| Problem description |
From the listing below, count the lines where the string "matplotlib" occurs. Give the number, with no other words.

--- BEGIN ---

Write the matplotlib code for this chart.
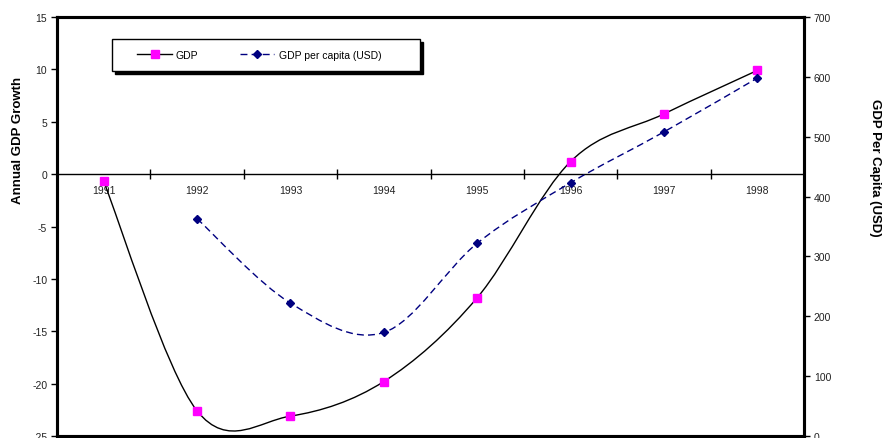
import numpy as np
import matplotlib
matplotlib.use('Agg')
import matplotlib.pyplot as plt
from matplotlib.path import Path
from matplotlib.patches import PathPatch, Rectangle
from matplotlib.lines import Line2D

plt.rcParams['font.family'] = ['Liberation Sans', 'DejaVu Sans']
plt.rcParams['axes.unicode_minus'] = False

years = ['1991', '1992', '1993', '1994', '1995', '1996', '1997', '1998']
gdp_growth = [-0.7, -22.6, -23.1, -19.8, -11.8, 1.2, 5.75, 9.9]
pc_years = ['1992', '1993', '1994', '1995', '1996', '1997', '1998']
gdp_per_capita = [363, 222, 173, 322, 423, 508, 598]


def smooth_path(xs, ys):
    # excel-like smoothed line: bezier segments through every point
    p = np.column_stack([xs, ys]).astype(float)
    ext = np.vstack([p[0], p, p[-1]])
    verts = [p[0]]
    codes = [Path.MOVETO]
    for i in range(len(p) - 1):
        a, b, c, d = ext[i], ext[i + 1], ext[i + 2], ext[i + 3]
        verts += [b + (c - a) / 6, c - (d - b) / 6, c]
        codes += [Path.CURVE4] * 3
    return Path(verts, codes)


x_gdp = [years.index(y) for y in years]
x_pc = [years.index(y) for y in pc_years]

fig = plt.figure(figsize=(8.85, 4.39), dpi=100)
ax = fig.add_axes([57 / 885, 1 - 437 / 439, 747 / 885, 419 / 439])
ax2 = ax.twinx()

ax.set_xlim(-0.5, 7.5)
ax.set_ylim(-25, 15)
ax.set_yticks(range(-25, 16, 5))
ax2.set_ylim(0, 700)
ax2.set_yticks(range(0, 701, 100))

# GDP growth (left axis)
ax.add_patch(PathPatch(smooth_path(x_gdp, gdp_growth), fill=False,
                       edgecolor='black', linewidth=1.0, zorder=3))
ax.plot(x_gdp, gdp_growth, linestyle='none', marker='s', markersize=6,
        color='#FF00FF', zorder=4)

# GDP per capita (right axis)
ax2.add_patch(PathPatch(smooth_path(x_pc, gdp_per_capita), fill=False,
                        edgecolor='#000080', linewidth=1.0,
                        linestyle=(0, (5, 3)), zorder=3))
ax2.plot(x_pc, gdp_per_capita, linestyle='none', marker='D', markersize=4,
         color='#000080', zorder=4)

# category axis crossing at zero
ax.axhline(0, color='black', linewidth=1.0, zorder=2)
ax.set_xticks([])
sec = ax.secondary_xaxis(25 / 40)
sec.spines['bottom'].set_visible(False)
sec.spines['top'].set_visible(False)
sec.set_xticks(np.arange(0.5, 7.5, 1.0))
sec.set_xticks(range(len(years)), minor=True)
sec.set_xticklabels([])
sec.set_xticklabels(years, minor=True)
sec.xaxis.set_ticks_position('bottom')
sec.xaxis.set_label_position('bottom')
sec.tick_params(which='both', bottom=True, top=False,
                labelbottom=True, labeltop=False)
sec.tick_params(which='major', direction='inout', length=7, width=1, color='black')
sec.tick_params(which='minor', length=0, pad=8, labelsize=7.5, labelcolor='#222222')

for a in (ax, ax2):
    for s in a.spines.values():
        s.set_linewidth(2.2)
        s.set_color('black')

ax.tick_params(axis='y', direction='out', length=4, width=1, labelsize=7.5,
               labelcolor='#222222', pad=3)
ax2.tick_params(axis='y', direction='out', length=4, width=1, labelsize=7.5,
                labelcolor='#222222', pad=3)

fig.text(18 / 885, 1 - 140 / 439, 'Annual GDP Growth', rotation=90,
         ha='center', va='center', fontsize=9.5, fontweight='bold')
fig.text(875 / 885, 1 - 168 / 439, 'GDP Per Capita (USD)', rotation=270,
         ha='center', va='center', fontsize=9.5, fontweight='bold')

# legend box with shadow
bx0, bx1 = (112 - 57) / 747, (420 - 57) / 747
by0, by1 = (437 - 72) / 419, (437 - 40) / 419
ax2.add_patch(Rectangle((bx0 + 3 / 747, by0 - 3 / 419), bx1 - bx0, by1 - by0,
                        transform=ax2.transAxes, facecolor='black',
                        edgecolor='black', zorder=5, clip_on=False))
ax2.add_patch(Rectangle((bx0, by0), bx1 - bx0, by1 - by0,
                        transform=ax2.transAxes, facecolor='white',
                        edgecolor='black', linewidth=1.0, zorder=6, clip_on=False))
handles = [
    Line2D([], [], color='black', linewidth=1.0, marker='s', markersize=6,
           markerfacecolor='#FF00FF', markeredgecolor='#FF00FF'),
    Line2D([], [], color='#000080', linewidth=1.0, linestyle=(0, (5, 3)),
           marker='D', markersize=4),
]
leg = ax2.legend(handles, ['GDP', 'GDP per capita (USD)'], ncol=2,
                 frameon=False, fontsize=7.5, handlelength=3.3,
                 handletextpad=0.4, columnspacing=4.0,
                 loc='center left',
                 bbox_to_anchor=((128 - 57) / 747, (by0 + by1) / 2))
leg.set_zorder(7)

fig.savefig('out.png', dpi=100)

--- END ---

| Solved exercise |
7